Home Insights Macro views Trump’s impact on the labor market

The Trump administration’s bold policy initiatives to increase government efficiency and tighten immigration will likely have macroeconomic consequences for the labor market, potentially weighing on labor demand and supply. However, the combined effect will likely also be very nuanced,  suggesting the data over the coming months will be difficult to parse and understand, making policymaking even more challenging for the Fed.

The Trump administration has unleashed bold policy initiatives on government efficiency and immigration that are likely to impact the labor market, though in a very nuanced way.

Plans for a wide-scale reduction in government workforce would likely have limited direct impact, especially as the federal workforce only makes up 2% of total nonfarm payrolls. Moreover, while government jobs have increasingly driven payroll gains in recent years—making up 23% of jobs created since August 2022—only 3% is attributable to the federal government.

Outsourced government work has grown significantly, however, so a reduction in contract spending could pose bigger challenges. Such a reduction would likely dampen labor demand for impacted downstream industries, including professional services, healthcare, and transportation.

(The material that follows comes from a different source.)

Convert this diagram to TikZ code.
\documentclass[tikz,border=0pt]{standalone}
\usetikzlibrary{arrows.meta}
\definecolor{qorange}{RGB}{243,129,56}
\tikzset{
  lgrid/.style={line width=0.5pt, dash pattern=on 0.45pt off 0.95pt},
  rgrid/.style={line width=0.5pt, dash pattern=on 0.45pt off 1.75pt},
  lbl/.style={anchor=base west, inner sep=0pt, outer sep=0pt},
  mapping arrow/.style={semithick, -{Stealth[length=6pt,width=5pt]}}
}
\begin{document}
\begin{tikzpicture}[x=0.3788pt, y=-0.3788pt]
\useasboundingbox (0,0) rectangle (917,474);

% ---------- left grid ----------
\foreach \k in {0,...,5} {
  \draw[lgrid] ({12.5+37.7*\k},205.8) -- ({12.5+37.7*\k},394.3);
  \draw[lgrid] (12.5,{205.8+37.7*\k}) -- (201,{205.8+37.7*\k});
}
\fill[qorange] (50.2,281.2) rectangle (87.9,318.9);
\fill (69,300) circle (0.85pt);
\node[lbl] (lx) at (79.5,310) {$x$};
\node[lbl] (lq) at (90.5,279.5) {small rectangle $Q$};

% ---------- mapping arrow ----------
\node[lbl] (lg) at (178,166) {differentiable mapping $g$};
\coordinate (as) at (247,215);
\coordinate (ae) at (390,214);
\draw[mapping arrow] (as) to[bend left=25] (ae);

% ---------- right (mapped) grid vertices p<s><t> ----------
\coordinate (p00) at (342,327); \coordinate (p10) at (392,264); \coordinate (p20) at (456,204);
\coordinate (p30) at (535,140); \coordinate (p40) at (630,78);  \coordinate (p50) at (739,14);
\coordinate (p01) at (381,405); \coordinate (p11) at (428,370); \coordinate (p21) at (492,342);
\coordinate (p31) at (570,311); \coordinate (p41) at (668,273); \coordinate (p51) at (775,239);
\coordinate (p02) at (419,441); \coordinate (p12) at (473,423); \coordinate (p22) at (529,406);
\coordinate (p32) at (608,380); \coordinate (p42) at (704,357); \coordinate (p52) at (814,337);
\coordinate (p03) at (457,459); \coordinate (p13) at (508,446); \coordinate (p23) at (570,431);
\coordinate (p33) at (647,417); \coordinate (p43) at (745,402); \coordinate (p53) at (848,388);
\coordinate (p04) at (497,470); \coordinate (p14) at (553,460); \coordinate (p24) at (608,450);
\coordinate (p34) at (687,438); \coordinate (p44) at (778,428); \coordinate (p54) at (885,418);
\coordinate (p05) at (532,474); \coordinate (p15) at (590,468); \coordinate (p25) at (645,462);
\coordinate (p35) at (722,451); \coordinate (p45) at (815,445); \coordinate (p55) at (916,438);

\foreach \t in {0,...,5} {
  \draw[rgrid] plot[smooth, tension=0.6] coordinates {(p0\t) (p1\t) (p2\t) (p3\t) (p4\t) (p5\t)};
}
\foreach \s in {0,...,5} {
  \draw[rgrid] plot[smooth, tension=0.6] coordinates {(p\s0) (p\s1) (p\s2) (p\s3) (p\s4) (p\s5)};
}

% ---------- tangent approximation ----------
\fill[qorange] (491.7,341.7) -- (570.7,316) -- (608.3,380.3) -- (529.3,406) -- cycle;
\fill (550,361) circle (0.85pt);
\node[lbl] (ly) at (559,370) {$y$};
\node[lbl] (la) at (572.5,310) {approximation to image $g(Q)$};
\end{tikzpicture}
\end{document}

Meanwhile, the administration’s goal to implement stricter immigration measures is unlikely to meaningfully impact the flow of labor, especially as immigration flows had already begun normalizing in late-2024.

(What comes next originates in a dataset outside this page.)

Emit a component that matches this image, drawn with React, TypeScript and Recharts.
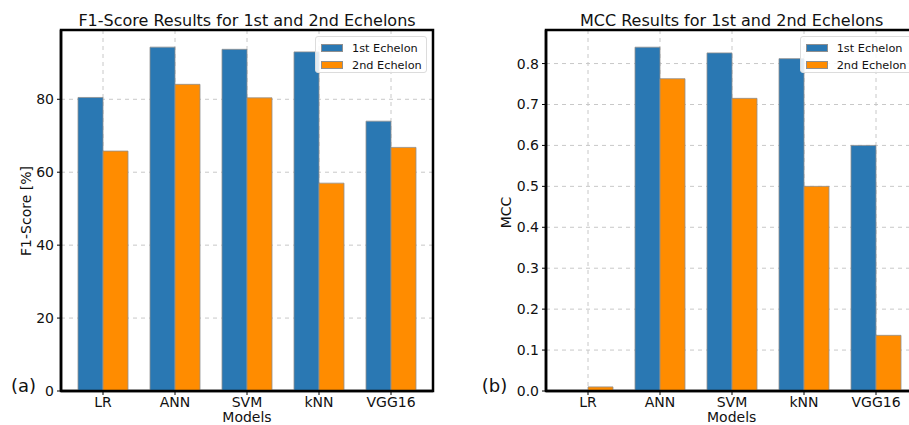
import React from 'react';
import * as R from 'recharts';
import { Bar, BarChart, CartesianGrid, XAxis, YAxis } from 'recharts';

// values
const models = ['LR', 'ANN', 'SVM', 'kNN', 'VGG16'];
const f1First = [80.5, 94.3, 93.7, 93.0, 74.0];
const f1Second = [65.8, 84.1, 80.4, 57.0, 66.8];
const mccFirst = [0.0, 0.84, 0.826, 0.812, 0.6];
const mccSecond = [0.01, 0.763, 0.715, 0.5, 0.136];
const f1Ticks = [0, 20, 40, 60, 80];
const mccTicks = [0, 0.1, 0.2, 0.3, 0.4, 0.5, 0.6, 0.7, 0.8];
const seriesNames = ['1st Echelon', '2nd Echelon'];

const BLUE = '#2a78b3';
const ORANGE = '#ff8c00';
const EDGE = '#8f8f8f';
const FONT = '"DejaVu Sans", Verdana, sans-serif';

// black box around the plot area, like matplotlib's spines
const usePlotArea: any = (R as any).usePlotArea;
function Frame() {
  const area = usePlotArea ? usePlotArea() : null;
  if (!area) return null;
  return (
    <rect x={area.x} y={area.y} width={area.width} height={area.height} fill="none" stroke="#000" strokeWidth={2.5} />
  );
}

interface PanelProps {
  left: number;
  first: number[];
  second: number[];
  ticks: number[];
  yMax: number;
  fmt: (v: number) => string;
  yAxisWidth: number;
}

function Panel({ left, first, second, ticks, yMax, fmt, yAxisWidth }: PanelProps) {
  const data = models.map((m, i) => ({ model: m, first: first[i], second: second[i] }));
  const axisLine = { stroke: '#000', strokeWidth: 2.5 };
  const tick = { fontSize: 14, fill: '#111', fontFamily: FONT };
  return (
    <div style={{ position: 'absolute', left, top: 0, width: 460, height: 425 }}>
      <BarChart
        width={460}
        height={425}
        data={data}
        margin={{ top: 30, right: 27, bottom: 14, left: 61 - yAxisWidth }}
        barCategoryGap={11}
        barGap={0}
      >
        <CartesianGrid strokeDasharray="4 4" stroke="#c8c8c8" />
        <XAxis
          dataKey="model"
          height={20}
          padding={{ left: 6, right: 6 }}
          axisLine={axisLine}
          tickLine={{ stroke: '#000' }}
          tickSize={4}
          tickMargin={2}
          tick={tick}
          interval={0}
        />
        <YAxis
          width={yAxisWidth}
          domain={[0, yMax]}
          ticks={ticks}
          tickFormatter={fmt}
          axisLine={axisLine}
          tickLine={{ stroke: '#000' }}
          tickSize={4}
          tickMargin={3}
          tick={tick}
          allowDataOverflow
        />
        <Bar dataKey="first" fill={BLUE} stroke={EDGE} strokeWidth={0.8} isAnimationActive={false} />
        <Bar dataKey="second" fill={ORANGE} stroke={EDGE} strokeWidth={0.8} isAnimationActive={false} />
        <Frame />
      </BarChart>
      <div
        style={{
          position: 'absolute',
          left: 315,
          top: 36,
          width: 112,
          height: 37,
          boxSizing: 'border-box',
          border: '1px solid #dcdcdc',
          borderRadius: 3,
          background: 'rgba(255,255,255,0.85)',
          fontFamily: FONT,
          fontSize: 11.3,
          color: '#111',
        }}
      >
        {seriesNames.map((name, i) => (
          <div
            key={name}
            style={{ position: 'absolute', left: 5, top: 4 + i * 17, height: 14, display: 'flex', alignItems: 'center', whiteSpace: 'nowrap' }}
          >
            <span
              style={{
                display: 'inline-block',
                width: 22,
                height: 8,
                boxSizing: 'border-box',
                background: i === 0 ? BLUE : ORANGE,
                border: `1px solid ${EDGE}`,
                marginRight: 9,
              }}
            />
            {name}
          </div>
        ))}
      </div>
    </div>
  );
}

export default function App() {
  return (
    <div style={{ position: 'absolute', left: 0, top: 0, width: 909, height: 425, overflow: 'hidden', background: '#fff' }}>
      <Panel left={0} first={f1First} second={f1Second} ticks={f1Ticks} yMax={99} fmt={(v) => String(v)} yAxisWidth={40} />
      <Panel left={484.7} first={mccFirst} second={mccSecond} ticks={mccTicks} yMax={0.882} fmt={(v) => v.toFixed(1)} yAxisWidth={40} />
      <svg width={909} height={425} style={{ position: 'absolute', left: 0, top: 0, pointerEvents: 'none' }} fontFamily={FONT}>
        <text x={247} y={26} fontSize={16} textAnchor="middle" fill="#111">F1-Score Results for 1st and 2nd Echelons</text>
        <text x={731.7} y={26} fontSize={16} textAnchor="middle" fill="#111">MCC Results for 1st and 2nd Echelons</text>
        <text x={31} y={211} fontSize={14} textAnchor="middle" fill="#111" transform="rotate(-90 31 211)">F1-Score [%]</text>
        <text x={511} y={212.5} fontSize={14} textAnchor="middle" fill="#111" transform="rotate(-90 511 212.5)">MCC</text>
        <text x={247} y={422} fontSize={14} textAnchor="middle" fill="#111">Models</text>
        <text x={731.7} y={422} fontSize={14} textAnchor="middle" fill="#111">Models</text>
        <text x={11} y={392} fontSize={18} fill="#111">(a)</text>
        <text x={481.7} y={392} fontSize={18} fill="#111">(b)</text>
      </svg>
    </div>
  );
}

However, with foreign-born labor making up over half of labor force growth since 2023, increased immigration crackdowns could significantly affect the stock of labor. Tighter immigration policy could reduce labor supply in industries most reliant on immigrant labor: construction, accommodation and food services.

The combined effect of these policies will likely make the labor data over the coming months difficult to parse and understand. Already having to navigate tariff uncertainties, this only makes policymaking even more challenging for the Fed.